TASK: Transcribe the full listing exactly, and drop every picture.

*** RECORDED INFORMATION ***

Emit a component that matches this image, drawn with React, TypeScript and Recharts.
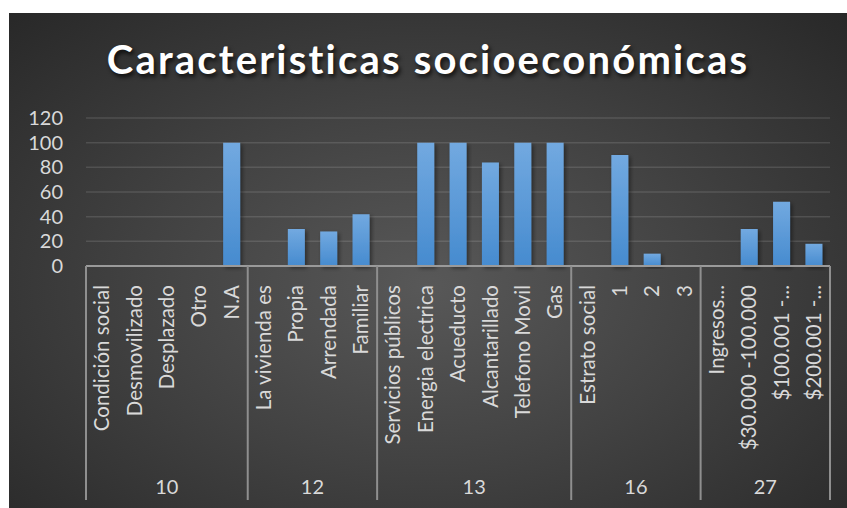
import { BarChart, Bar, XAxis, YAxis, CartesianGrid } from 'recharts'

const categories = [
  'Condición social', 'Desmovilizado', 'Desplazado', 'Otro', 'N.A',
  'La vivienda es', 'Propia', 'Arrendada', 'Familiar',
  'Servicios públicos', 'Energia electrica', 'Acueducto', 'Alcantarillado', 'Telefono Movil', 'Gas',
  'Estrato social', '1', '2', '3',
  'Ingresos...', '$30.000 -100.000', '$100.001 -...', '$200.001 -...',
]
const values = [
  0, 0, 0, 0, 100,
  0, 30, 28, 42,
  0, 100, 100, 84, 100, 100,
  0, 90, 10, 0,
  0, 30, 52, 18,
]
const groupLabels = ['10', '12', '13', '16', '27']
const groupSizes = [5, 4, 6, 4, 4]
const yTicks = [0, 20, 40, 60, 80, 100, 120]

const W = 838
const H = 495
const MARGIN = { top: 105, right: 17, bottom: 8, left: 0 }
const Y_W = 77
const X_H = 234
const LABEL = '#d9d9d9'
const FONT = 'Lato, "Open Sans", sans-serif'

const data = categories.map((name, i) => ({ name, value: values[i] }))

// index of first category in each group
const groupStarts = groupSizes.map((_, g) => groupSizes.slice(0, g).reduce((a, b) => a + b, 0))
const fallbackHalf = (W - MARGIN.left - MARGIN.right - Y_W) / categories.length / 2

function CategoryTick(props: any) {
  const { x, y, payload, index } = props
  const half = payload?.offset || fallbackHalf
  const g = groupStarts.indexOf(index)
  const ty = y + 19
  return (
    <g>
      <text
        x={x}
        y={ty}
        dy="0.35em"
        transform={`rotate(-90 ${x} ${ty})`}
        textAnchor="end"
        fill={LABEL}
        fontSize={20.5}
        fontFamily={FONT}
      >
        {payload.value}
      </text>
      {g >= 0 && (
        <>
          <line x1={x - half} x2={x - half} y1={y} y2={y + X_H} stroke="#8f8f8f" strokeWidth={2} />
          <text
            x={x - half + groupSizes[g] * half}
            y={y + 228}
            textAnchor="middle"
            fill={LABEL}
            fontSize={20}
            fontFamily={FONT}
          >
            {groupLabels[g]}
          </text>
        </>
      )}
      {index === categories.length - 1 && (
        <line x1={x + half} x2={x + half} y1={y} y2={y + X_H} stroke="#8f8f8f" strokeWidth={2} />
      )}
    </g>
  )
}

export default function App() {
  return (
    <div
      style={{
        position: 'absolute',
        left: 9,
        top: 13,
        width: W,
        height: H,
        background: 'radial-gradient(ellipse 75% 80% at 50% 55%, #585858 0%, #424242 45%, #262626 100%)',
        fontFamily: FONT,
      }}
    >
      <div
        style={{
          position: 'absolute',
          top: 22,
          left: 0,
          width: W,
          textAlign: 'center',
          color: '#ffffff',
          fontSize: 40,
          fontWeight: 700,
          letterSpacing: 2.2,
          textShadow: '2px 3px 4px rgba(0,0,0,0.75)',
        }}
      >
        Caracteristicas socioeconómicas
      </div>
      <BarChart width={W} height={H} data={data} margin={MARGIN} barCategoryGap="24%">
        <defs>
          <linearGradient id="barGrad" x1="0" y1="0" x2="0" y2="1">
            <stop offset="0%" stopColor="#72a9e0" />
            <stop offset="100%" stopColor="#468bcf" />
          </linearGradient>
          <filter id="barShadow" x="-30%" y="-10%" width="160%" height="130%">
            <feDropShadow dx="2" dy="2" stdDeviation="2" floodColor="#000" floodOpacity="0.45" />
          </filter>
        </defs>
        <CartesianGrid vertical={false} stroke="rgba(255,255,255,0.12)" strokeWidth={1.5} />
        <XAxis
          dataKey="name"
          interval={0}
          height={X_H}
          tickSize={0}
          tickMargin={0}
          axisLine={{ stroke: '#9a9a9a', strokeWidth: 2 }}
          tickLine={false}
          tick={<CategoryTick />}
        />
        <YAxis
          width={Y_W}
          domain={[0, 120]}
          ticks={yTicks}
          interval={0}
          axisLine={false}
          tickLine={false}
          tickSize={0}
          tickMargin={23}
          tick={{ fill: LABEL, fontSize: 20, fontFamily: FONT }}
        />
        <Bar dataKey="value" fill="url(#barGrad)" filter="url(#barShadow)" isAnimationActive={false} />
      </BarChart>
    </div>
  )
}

***

OUTPUT BELOW:
Emit a component that matches this image, drawn with React, TypeScript and Recharts.
import { BarChart, Bar, XAxis, YAxis, CartesianGrid } from 'recharts'

const categories = [
  'Condición social', 'Desmovilizado', 'Desplazado', 'Otro', 'N.A',
  'La vivienda es', 'Propia', 'Arrendada', 'Familiar',
  'Servicios públicos', 'Energia electrica', 'Acueducto', 'Alcantarillado', 'Telefono Movil', 'Gas',
  'Estrato social', '1', '2', '3',
  'Ingresos...', '$30.000 -100.000', '$100.001 -...', '$200.001 -...',
]
const values = [
  0, 0, 0, 0, 100,
  0, 30, 28, 42,
  0, 100, 100, 84, 100, 100,
  0, 90, 10, 0,
  0, 30, 52, 18,
]
const groupLabels = ['10', '12', '13', '16', '27']
const groupSizes = [5, 4, 6, 4, 4]
const yTicks = [0, 20, 40, 60, 80, 100, 120]

const W = 838
const H = 495
const MARGIN = { top: 105, right: 17, bottom: 8, left: 0 }
const Y_W = 77
const X_H = 234
const LABEL = '#d9d9d9'
const FONT = 'Lato, "Open Sans", sans-serif'

const data = categories.map((name, i) => ({ name, value: values[i] }))

// index of first category in each group
const groupStarts = groupSizes.map((_, g) => groupSizes.slice(0, g).reduce((a, b) => a + b, 0))
const fallbackHalf = (W - MARGIN.left - MARGIN.right - Y_W) / categories.length / 2

function CategoryTick(props: any) {
  const { x, y, payload, index } = props
  const half = payload?.offset || fallbackHalf
  const g = groupStarts.indexOf(index)
  const ty = y + 19
  return (
    <g>
      <text
        x={x}
        y={ty}
        dy="0.35em"
        transform={`rotate(-90 ${x} ${ty})`}
        textAnchor="end"
        fill={LABEL}
        fontSize={20.5}
        fontFamily={FONT}
      >
        {payload.value}
      </text>
      {g >= 0 && (
        <>
          <line x1={x - half} x2={x - half} y1={y} y2={y + X_H} stroke="#8f8f8f" strokeWidth={2} />
          <text
            x={x - half + groupSizes[g] * half}
            y={y + 228}
            textAnchor="middle"
            fill={LABEL}
            fontSize={20}
            fontFamily={FONT}
          >
            {groupLabels[g]}
          </text>
        </>
      )}
      {index === categories.length - 1 && (
        <line x1={x + half} x2={x + half} y1={y} y2={y + X_H} stroke="#8f8f8f" strokeWidth={2} />
      )}
    </g>
  )
}

export default function App() {
  return (
    <div
      style={{
        position: 'absolute',
        left: 9,
        top: 13,
        width: W,
        height: H,
        background: 'radial-gradient(ellipse 75% 80% at 50% 55%, #585858 0%, #424242 45%, #262626 100%)',
        fontFamily: FONT,
      }}
    >
      <div
        style={{
          position: 'absolute',
          top: 22,
          left: 0,
          width: W,
          textAlign: 'center',
          color: '#ffffff',
          fontSize: 40,
          fontWeight: 700,
          letterSpacing: 2.2,
          textShadow: '2px 3px 4px rgba(0,0,0,0.75)',
        }}
      >
        Caracteristicas socioeconómicas
      </div>
      <BarChart width={W} height={H} data={data} margin={MARGIN} barCategoryGap="24%">
        <defs>
          <linearGradient id="barGrad" x1="0" y1="0" x2="0" y2="1">
            <stop offset="0%" stopColor="#72a9e0" />
            <stop offset="100%" stopColor="#468bcf" />
          </linearGradient>
          <filter id="barShadow" x="-30%" y="-10%" width="160%" height="130%">
            <feDropShadow dx="2" dy="2" stdDeviation="2" floodColor="#000" floodOpacity="0.45" />
          </filter>
        </defs>
        <CartesianGrid vertical={false} stroke="rgba(255,255,255,0.12)" strokeWidth={1.5} />
        <XAxis
          dataKey="name"
          interval={0}
          height={X_H}
          tickSize={0}
          tickMargin={0}
          axisLine={{ stroke: '#9a9a9a', strokeWidth: 2 }}
          tickLine={false}
          tick={<CategoryTick />}
        />
        <YAxis
          width={Y_W}
          domain={[0, 120]}
          ticks={yTicks}
          interval={0}
          axisLine={false}
          tickLine={false}
          tickSize={0}
          tickMargin={23}
          tick={{ fill: LABEL, fontSize: 20, fontFamily: FONT }}
        />
        <Bar dataKey="value" fill="url(#barGrad)" filter="url(#barShadow)" isAnimationActive={false} />
      </BarChart>
    </div>
  )
}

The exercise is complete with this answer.